- Convenor:
-
Sharon Kinsella
(University of Manchester)
Send message to Convenor
- Chair:
-
Sharon Kinsella
(University of Manchester)
- Format:
- Panel proposal
- Section:
- Interdisciplinary Section: Trans-Regional Studies (East/Northeast/Southeast Asia)
Short Abstract
This panel talks about the changing and often political and gently subversive use of cute (kawaii, meng, kei’ai) aesthetics and symbols and cute and sexy (animation/games) idol and character culture, which has emerged at a grassroots and regionally interconnected level in contemporary East Asia.
Long Abstract
Rather than focusing on national cultural ontologies or so-called ‘fundamental’ psychological mechanisms of kawaii, meng, and kei’ai, the contemporary historical situation in which evolutions of kawaii have emerged as the core aesthetic mode and symbolic matrix of the digital social and visual world, and through this embedded in political and gender-based resistance and communication, will be explored. Case studies looking at the renewed and diverse use of kawaii /meng / kei’ai in male subcultures and idol groups: in China and Japan; in lesbian-aligned K-Pop fan worlds in South Korea; through cute and critical memes in China; and in emerging cute and non-conformist social relationships and practices in Asian digital social media space. The cute aesthetic and posture frame both quietly subversive and explicitly resistant political meme culture across East Asia and connect regional resistances of digital native generations to the limitations and frustrations of psychological, social and economic life within enforced but exhausted mass heterosexual postwar socio-economic systems.

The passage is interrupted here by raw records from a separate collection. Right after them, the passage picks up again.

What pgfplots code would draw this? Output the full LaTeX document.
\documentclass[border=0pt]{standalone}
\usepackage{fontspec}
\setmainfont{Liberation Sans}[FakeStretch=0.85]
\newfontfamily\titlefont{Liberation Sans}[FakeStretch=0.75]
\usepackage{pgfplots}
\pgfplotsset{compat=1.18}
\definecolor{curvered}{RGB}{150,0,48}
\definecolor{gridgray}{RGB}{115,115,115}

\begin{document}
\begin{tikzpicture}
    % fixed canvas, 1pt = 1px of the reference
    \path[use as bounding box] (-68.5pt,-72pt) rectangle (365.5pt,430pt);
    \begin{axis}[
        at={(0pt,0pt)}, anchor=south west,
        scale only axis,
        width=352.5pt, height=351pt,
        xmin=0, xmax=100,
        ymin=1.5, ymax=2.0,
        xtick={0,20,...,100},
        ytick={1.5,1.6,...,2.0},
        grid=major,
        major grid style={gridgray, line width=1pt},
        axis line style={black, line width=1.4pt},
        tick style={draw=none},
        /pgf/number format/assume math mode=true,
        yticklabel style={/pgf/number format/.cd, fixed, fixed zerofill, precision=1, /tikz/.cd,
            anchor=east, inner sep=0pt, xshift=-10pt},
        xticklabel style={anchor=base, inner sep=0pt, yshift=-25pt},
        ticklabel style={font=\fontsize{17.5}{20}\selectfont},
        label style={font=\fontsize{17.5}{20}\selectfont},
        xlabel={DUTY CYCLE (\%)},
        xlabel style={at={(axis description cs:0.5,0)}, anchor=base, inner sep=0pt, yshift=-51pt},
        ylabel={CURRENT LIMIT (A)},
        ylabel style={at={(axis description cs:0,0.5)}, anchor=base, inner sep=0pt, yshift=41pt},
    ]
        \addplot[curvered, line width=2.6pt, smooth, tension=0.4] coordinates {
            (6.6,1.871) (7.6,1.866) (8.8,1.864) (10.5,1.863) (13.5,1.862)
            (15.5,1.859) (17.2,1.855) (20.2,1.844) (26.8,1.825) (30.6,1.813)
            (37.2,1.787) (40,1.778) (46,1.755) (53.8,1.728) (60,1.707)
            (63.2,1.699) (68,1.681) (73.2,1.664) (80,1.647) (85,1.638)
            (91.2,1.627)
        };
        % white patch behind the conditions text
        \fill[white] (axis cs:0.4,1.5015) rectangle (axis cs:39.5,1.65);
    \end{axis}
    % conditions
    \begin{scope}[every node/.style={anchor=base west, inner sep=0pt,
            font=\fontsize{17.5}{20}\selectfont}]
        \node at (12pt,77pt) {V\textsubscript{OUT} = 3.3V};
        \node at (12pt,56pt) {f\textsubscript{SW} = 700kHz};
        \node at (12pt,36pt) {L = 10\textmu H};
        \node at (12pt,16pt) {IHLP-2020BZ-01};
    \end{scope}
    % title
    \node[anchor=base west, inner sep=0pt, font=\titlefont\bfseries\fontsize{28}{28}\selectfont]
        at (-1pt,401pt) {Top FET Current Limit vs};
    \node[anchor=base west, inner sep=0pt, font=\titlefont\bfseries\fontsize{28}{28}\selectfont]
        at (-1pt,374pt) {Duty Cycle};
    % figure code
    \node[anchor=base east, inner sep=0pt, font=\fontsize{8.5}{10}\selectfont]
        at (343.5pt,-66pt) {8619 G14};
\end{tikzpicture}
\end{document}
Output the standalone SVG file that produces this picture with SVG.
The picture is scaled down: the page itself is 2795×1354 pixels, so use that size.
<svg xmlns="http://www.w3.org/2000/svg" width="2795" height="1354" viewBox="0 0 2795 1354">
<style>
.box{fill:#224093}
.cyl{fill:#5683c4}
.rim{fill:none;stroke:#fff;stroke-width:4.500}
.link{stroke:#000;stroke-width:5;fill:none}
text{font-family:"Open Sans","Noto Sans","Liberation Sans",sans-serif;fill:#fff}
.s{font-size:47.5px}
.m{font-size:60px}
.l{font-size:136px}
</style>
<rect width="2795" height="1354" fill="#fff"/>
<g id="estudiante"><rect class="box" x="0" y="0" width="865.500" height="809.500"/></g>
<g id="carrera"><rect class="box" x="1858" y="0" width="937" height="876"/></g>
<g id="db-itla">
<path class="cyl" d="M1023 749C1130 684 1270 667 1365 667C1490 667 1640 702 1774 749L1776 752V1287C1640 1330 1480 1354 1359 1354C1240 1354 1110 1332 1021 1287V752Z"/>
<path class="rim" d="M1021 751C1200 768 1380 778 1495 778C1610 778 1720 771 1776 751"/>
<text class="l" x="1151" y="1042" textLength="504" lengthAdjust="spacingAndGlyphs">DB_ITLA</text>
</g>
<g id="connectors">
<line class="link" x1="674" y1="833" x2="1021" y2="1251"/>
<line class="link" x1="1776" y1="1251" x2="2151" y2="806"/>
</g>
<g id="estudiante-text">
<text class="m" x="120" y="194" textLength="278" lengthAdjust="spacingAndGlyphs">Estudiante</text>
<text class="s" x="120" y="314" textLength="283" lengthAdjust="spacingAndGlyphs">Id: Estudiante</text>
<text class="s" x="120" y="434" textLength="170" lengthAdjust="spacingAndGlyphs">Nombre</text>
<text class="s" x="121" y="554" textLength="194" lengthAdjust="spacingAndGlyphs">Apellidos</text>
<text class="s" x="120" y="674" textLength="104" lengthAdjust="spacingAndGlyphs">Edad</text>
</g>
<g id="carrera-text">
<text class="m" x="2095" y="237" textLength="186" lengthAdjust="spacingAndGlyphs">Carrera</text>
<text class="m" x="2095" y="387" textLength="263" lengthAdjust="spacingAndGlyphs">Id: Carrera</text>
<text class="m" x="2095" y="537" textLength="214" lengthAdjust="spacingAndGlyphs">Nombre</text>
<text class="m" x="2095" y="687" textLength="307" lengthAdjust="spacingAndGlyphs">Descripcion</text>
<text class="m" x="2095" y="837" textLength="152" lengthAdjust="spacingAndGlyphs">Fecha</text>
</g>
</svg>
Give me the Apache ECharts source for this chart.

This panel is a meeting and open discussion between 4 researchers at different stages of their career, carrying out ethnography and cultural analysis within China, Korea, and Japan and in those languages. The goal of this panel is to deepen collaborative and conjoined work across North East Asian area studies, in order to build a linked focus and analysis of the increasingly regional politics and symbolism in digital visual culture and online social life. That is to say that this panel seeks to meet the transnational symbolic cultural language and digital grassroots social sphere of East Asia using an appropriately trans-Asian and multi-language analysis. The panel is linked to a forthcoming edited book on Cute and Politics in Asian Visual and Digital Culture, progressing from panel and conference discussion.